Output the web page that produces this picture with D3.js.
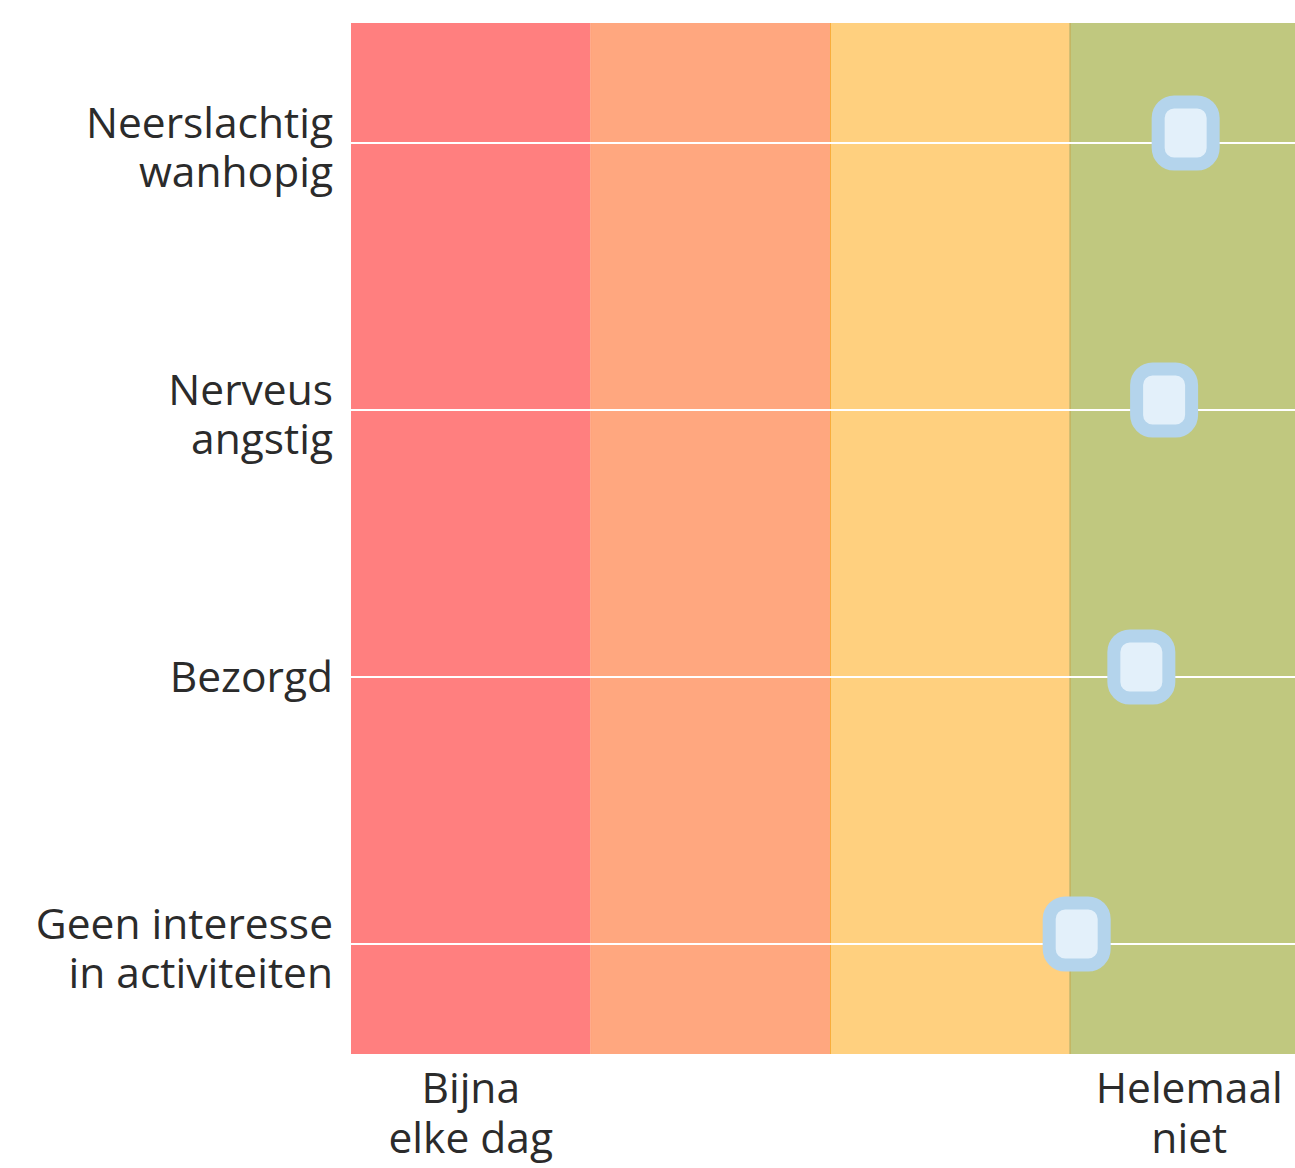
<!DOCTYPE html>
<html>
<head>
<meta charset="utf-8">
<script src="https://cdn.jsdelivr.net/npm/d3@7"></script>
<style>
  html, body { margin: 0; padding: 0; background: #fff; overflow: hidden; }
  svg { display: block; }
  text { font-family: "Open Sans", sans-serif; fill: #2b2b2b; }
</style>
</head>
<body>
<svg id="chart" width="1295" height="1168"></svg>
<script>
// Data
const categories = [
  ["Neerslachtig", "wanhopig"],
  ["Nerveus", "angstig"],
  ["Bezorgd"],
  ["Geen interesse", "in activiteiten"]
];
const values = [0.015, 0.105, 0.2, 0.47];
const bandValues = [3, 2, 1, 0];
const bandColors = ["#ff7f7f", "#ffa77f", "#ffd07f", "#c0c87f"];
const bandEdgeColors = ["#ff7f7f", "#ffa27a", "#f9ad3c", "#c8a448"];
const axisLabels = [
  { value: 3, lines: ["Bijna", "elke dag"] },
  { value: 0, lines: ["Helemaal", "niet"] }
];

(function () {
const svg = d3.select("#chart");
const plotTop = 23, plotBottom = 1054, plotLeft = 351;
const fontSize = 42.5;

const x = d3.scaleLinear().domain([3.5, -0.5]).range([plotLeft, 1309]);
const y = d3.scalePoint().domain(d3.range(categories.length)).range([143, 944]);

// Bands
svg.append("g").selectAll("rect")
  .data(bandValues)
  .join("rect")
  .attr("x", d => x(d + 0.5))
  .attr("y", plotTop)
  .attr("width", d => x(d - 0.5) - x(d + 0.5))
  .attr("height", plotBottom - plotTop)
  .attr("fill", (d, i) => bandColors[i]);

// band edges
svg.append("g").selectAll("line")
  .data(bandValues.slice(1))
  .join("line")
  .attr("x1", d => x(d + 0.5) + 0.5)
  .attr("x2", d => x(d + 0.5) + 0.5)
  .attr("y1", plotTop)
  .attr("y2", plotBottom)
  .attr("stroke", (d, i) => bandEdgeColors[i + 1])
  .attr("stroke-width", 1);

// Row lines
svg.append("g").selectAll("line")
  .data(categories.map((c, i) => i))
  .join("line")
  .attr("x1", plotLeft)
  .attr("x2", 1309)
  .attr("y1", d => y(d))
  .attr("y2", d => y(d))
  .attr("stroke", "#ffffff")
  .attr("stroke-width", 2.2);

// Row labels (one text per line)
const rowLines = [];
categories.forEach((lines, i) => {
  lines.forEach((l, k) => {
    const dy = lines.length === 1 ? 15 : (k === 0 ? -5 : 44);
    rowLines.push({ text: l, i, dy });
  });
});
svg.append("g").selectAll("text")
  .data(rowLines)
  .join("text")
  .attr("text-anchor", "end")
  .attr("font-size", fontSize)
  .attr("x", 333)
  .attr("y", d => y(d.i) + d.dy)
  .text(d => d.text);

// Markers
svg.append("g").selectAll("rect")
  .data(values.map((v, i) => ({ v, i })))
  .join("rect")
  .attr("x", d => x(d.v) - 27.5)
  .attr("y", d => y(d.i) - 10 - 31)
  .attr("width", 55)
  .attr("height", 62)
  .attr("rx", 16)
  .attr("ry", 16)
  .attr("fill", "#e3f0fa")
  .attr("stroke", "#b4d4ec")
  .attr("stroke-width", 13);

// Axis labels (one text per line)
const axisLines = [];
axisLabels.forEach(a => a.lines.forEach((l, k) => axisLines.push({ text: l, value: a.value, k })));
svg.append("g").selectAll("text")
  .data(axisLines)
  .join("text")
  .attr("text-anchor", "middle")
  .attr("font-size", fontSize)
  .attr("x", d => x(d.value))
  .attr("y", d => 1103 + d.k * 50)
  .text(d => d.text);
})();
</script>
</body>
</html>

▶ Task details:
Take the listing above and restate it word for word, without its pictures.

▶ Answer to the problem:
Output the web page that produces this picture with D3.js.
<!DOCTYPE html>
<html>
<head>
<meta charset="utf-8">
<script src="https://cdn.jsdelivr.net/npm/d3@7"></script>
<style>
  html, body { margin: 0; padding: 0; background: #fff; overflow: hidden; }
  svg { display: block; }
  text { font-family: "Open Sans", sans-serif; fill: #2b2b2b; }
</style>
</head>
<body>
<svg id="chart" width="1295" height="1168"></svg>
<script>
// Data
const categories = [
  ["Neerslachtig", "wanhopig"],
  ["Nerveus", "angstig"],
  ["Bezorgd"],
  ["Geen interesse", "in activiteiten"]
];
const values = [0.015, 0.105, 0.2, 0.47];
const bandValues = [3, 2, 1, 0];
const bandColors = ["#ff7f7f", "#ffa77f", "#ffd07f", "#c0c87f"];
const bandEdgeColors = ["#ff7f7f", "#ffa27a", "#f9ad3c", "#c8a448"];
const axisLabels = [
  { value: 3, lines: ["Bijna", "elke dag"] },
  { value: 0, lines: ["Helemaal", "niet"] }
];

(function () {
const svg = d3.select("#chart");
const plotTop = 23, plotBottom = 1054, plotLeft = 351;
const fontSize = 42.5;

const x = d3.scaleLinear().domain([3.5, -0.5]).range([plotLeft, 1309]);
const y = d3.scalePoint().domain(d3.range(categories.length)).range([143, 944]);

// Bands
svg.append("g").selectAll("rect")
  .data(bandValues)
  .join("rect")
  .attr("x", d => x(d + 0.5))
  .attr("y", plotTop)
  .attr("width", d => x(d - 0.5) - x(d + 0.5))
  .attr("height", plotBottom - plotTop)
  .attr("fill", (d, i) => bandColors[i]);

// band edges
svg.append("g").selectAll("line")
  .data(bandValues.slice(1))
  .join("line")
  .attr("x1", d => x(d + 0.5) + 0.5)
  .attr("x2", d => x(d + 0.5) + 0.5)
  .attr("y1", plotTop)
  .attr("y2", plotBottom)
  .attr("stroke", (d, i) => bandEdgeColors[i + 1])
  .attr("stroke-width", 1);

// Row lines
svg.append("g").selectAll("line")
  .data(categories.map((c, i) => i))
  .join("line")
  .attr("x1", plotLeft)
  .attr("x2", 1309)
  .attr("y1", d => y(d))
  .attr("y2", d => y(d))
  .attr("stroke", "#ffffff")
  .attr("stroke-width", 2.2);

// Row labels (one text per line)
const rowLines = [];
categories.forEach((lines, i) => {
  lines.forEach((l, k) => {
    const dy = lines.length === 1 ? 15 : (k === 0 ? -5 : 44);
    rowLines.push({ text: l, i, dy });
  });
});
svg.append("g").selectAll("text")
  .data(rowLines)
  .join("text")
  .attr("text-anchor", "end")
  .attr("font-size", fontSize)
  .attr("x", 333)
  .attr("y", d => y(d.i) + d.dy)
  .text(d => d.text);

// Markers
svg.append("g").selectAll("rect")
  .data(values.map((v, i) => ({ v, i })))
  .join("rect")
  .attr("x", d => x(d.v) - 27.5)
  .attr("y", d => y(d.i) - 10 - 31)
  .attr("width", 55)
  .attr("height", 62)
  .attr("rx", 16)
  .attr("ry", 16)
  .attr("fill", "#e3f0fa")
  .attr("stroke", "#b4d4ec")
  .attr("stroke-width", 13);

// Axis labels (one text per line)
const axisLines = [];
axisLabels.forEach(a => a.lines.forEach((l, k) => axisLines.push({ text: l, value: a.value, k })));
svg.append("g").selectAll("text")
  .data(axisLines)
  .join("text")
  .attr("text-anchor", "middle")
  .attr("font-size", fontSize)
  .attr("x", d => x(d.value))
  .attr("y", d => 1103 + d.k * 50)
  .text(d => d.text);
})();
</script>
</body>
</html>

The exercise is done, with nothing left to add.